Universal resources for quantum information processing over continuous variables

We know that classical systems can compute, and we exploit this everyday in our modern electrical devices where classical bits of information are routinely processed. A similar computation can happen at the quantum level as well: electrons, photons, and quantum systems in general can store and process quantum bits (qubits) of information. The extraordinary fact is that quantum systems can compute in an unparalleled way, much better than their classical counterpart, with a consequent revolutionary impact for our technologies. To make this promise a reality, it is necessary to identify controllable physical systems able to support the processing of quantum information. Most of the concepts of quantum information were originally developed for finite dimensional systems (qubits). However it was soon realised that a valid and promising alternative is offered also by infinite dimensional systems -- continuous variables in jargon -- the most familiar examples being position and momentum of a quantised harmonic oscillator. This Ph.D. programme will deal with the latter approach, exploring the possibilities offered by continuous-variable systems for quantum information processing.

Fully-fledged (universal) quantum information processing over continuous variables is achievable with so-called linear operations only provided that a single non-linear operation is also available. Whereas linear operations have been both demonstrated experimentally and fully characterised theoretically, much less has been achieved for what concerns the essential non-linear operations. In this context, the Ph.D. programme will aim at developing a thorough theoretical understanding of the weak non-linear operations available experimentally nowadays and in the near future, and in particular how they can be used for quantum information technologies over continuous-variable systems.

The project will comprise three parts. The focus of the first part will be the characterisation of non-linearities using the innovative theoretical approach of quantum resource theories. The latter is a powerful mathematical framework that has been recently applied to a variety of contexts in quantum information, including recently continuous variables.
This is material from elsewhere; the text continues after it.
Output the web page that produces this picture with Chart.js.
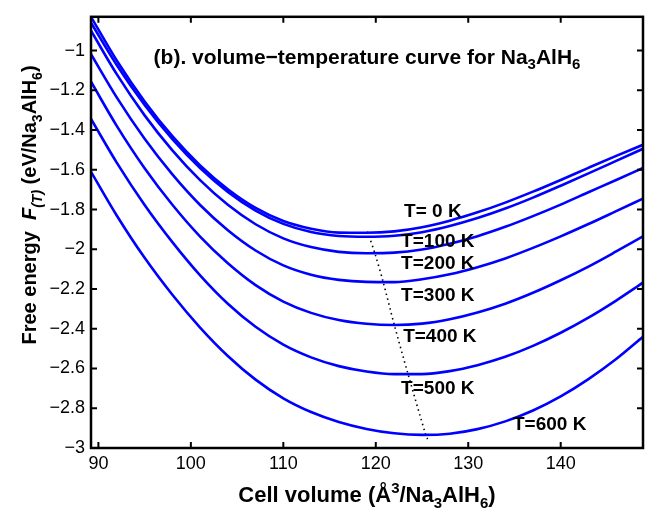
<!DOCTYPE html>
<html><head><meta charset="utf-8">
<script src="https://cdn.jsdelivr.net/npm/chart.js@4.4.0/dist/chart.umd.min.js"></script>
<style>html,body{margin:0;padding:0;background:#fff;overflow:hidden}#wrap{width:652px;height:510px;position:relative}</style>
</head><body><div id="wrap"><canvas id="c" width="652" height="510"></canvas></div>
<script>
// ---- data ----
const volumes = [89.2, 92, 95, 98, 101, 104, 107, 110, 113, 116, 119, 122, 125, 128, 131, 134, 137, 140, 143, 146, 148.9];
const F_0K   = [-0.830, -1.051, -1.256, -1.431, -1.578, -1.698, -1.792, -1.858, -1.897, -1.916, -1.917, -1.910, -1.889, -1.856, -1.814, -1.765, -1.710, -1.651, -1.590, -1.530, -1.474];
const F_100K = [-0.860, -1.074, -1.274, -1.446, -1.591, -1.711, -1.805, -1.872, -1.913, -1.933, -1.937, -1.932, -1.914, -1.883, -1.843, -1.795, -1.740, -1.680, -1.618, -1.555, -1.494];
const F_200K = [-0.900, -1.120, -1.326, -1.502, -1.652, -1.776, -1.874, -1.945, -1.989, -2.013, -2.020, -2.017, -2.001, -1.972, -1.934, -1.887, -1.833, -1.775, -1.713, -1.651, -1.591];
const F_300K = [-1.018, -1.237, -1.444, -1.623, -1.777, -1.904, -2.006, -2.081, -2.128, -2.154, -2.164, -2.165, -2.151, -2.126, -2.090, -2.046, -1.993, -1.935, -1.873, -1.808, -1.745];
const F_400K = [-1.157, -1.380, -1.592, -1.776, -1.936, -2.070, -2.180, -2.263, -2.320, -2.356, -2.375, -2.381, -2.374, -2.352, -2.318, -2.274, -2.219, -2.156, -2.087, -2.011, -1.935];
const F_500K = [-1.344, -1.565, -1.777, -1.964, -2.131, -2.274, -2.390, -2.480, -2.544, -2.588, -2.615, -2.628, -2.628, -2.613, -2.583, -2.541, -2.486, -2.420, -2.344, -2.258, -2.168];
const F_600K = [-1.610, -1.831, -2.043, -2.229, -2.394, -2.537, -2.656, -2.750, -2.819, -2.869, -2.904, -2.926, -2.934, -2.928, -2.905, -2.866, -2.811, -2.740, -2.653, -2.552, -2.440];
const minVolumes  = [119.1, 119.9, 120.8, 122.0, 123.5, 125.4, 125.6];
const minEnergies = [-1.910, -2.020, -2.165, -2.380, -2.630, -2.934, -2.955];
const tempLabels = ['T= 0 K', 'T=100 K', 'T=200 K', 'T=300 K', 'T=400 K', 'T=500 K', 'T=600 K'];
const labelVolumes  = [126.17, 126.71, 126.71, 126.71, 126.93, 126.71, 138.81];
const labelEnergies = [-1.813, -1.961, -2.075, -2.233, -2.440, -2.702, -2.885];
const xTicks = [90, 100, 110, 120, 130, 140];
const yTicks = [-3, -2.8, -2.6, -2.4, -2.2, -2, -1.8, -1.6, -1.4, -1.2, -1];

const series = [F_0K, F_100K, F_200K, F_300K, F_400K, F_500K, F_600K];
const FONT = '"Liberation Sans", Arial, Helvetica, sans-serif';

const datasets = series.map((s, i) => ({
  label: tempLabels[i],
  data: volumes.map((v, k) => ({x: v, y: s[k]})),
  borderColor: 'rgb(0,0,255)', borderWidth: 2.6, pointRadius: 0,
  cubicInterpolationMode: 'monotone', fill: false
}));
datasets.push({
  label: 'minimum',
  data: minVolumes.map((v, k) => ({x: v, y: minEnergies[k]})),
  borderColor: '#000', borderWidth: 1.6, borderDash: [1.5, 3.5], pointRadius: 0, tension: 0.3, fill: false
});

function rich(ctx, segs, x, y, align) {
  let w = 0;
  segs.forEach(s => { ctx.font = s.f; s.w = ctx.measureText(s.t).width; w += s.w; });
  let cx = align === 'center' ? x - w / 2 : x;
  segs.forEach(s => { ctx.font = s.f; ctx.fillText(s.t, cx, y + (s.dy || 0)); cx += s.w; });
}

const decor = {
  id: 'decor',
  afterDatasetsDraw(chart) {
    const {ctx, chartArea: a, scales: {x, y}} = chart;
    ctx.save();
    ctx.fillStyle = '#000';
    // curve labels
    ctx.font = 'bold 19px ' + FONT; ctx.textAlign = 'center'; ctx.textBaseline = 'middle';
    tempLabels.forEach((t, i) => ctx.fillText(t, x.getPixelForValue(labelVolumes[i]), y.getPixelForValue(labelEnergies[i])));
    // frame
    ctx.strokeStyle = '#000'; ctx.lineWidth = 2.5;
    ctx.strokeRect(a.left, a.top, a.width, a.height);
    // inward ticks
    ctx.lineWidth = 2;
    ctx.beginPath();
    xTicks.forEach(v => { const p = x.getPixelForValue(v);
      ctx.moveTo(p, a.bottom); ctx.lineTo(p, a.bottom - 6);
      ctx.moveTo(p, a.top); ctx.lineTo(p, a.top + 6); });
    yTicks.forEach(v => { const p = y.getPixelForValue(v);
      ctx.moveTo(a.left, p); ctx.lineTo(a.left + 6, p);
      ctx.moveTo(a.right, p); ctx.lineTo(a.right - 6, p); });
    ctx.stroke();
    // title
    ctx.textAlign = 'left'; ctx.textBaseline = 'alphabetic';
    const B = 'bold 21px ' + FONT, S = 'bold 15px ' + FONT;
    rich(ctx, [{t: '(b). volume\u2212temperature curve for Na', f: B}, {t: '3', f: S, dy: 5},
               {t: 'AlH', f: B}, {t: '6', f: S, dy: 5}], (a.left + a.right) / 2, 64, 'center');
    // x title
    const XB = 'bold 22px ' + FONT, XS = 'bold 15px ' + FONT;
    rich(ctx, [{t: 'Cell volume (\u00C5', f: XB}, {t: '3', f: XS, dy: -9}, {t: '/Na', f: XB},
               {t: '3', f: XS, dy: 6}, {t: 'AlH', f: XB}, {t: '6', f: XS, dy: 6}, {t: ')', f: XB}],
         (a.left + a.right) / 2, 502, 'center');
    // y title
    ctx.translate(36, 205); ctx.rotate(-Math.PI / 2);
    const YB = 'bold 20px ' + FONT, YI = 'italic bold 20px ' + FONT, YS = 'italic bold 14px ' + FONT, YN = 'bold 14px ' + FONT;
    rich(ctx, [{t: 'Free energy  ', f: YB}, {t: 'F', f: YI}, {t: '(T)', f: YS, dy: 6}, {t: ' (eV/Na', f: YB},
               {t: '3', f: YN, dy: 6}, {t: 'AlH', f: YB}, {t: '6', f: YN, dy: 6}, {t: ')', f: YB}], 0, 0, 'center');
    ctx.restore();
  }
};

new Chart(document.getElementById('c'), {
  type: 'line',
  data: {datasets},
  options: {
    responsive: false, animation: false, events: [],
    layout: {padding: {left: 0, right: 9, top: 9, bottom: 0}},
    plugins: {legend: {display: false}, tooltip: {enabled: false}, title: {display: false}},
    scales: {
      x: {type: 'linear', min: 89.2, max: 148.9,
          afterFit: s => { s.height = 62; },
          afterBuildTicks: s => { s.ticks = xTicks.map(v => ({value: v})); },
          grid: {display: false, drawTicks: false}, border: {display: false},
          ticks: {padding: 5, color: '#000', font: {family: FONT, size: 18}, maxRotation: 0,
                  callback: v => String(v)}},
      y: {type: 'linear', min: -3, max: -0.83,
          afterFit: s => { s.width = 91; },
          afterBuildTicks: s => { s.ticks = yTicks.map(v => ({value: v})); },
          grid: {display: false, drawTicks: false}, border: {display: false},
          ticks: {padding: 6, color: '#000', font: {family: FONT, size: 18},
                  callback: v => String(Math.round(v * 10) / 10).replace('-', '\u2212')}}
    }
  },
  plugins: [decor]
});
</script></body></html>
In the second part of the programme, the physical settings in which non-linearities are starting to become technologically achievable (such as superconducting circuits for quantum optics and opto-mechanics) will be investigated with the aim of proposing actual implementations of the findings of the first part of the project. The third part concerns applications of non-linearities to the emergent field of quantum machine learning, with the aim of developing strategies to build quantum devices (in particular, quantum multi-mode systems of light) that mimic the role of classical neural networks in the standard machine-learning algorithms -- used for example in the context of image recognition.

The student will be fully involved in the development of all the parts of this project, starting from the development of a background theoretical knowledge about the methods of quantum resource theories to the development of continuous-variable approaches to quantum machine-learning. The findings of this project will contribute to the research on the EPSRC theme of quantum technologies, with specific focus on quantum computing and quantum optics.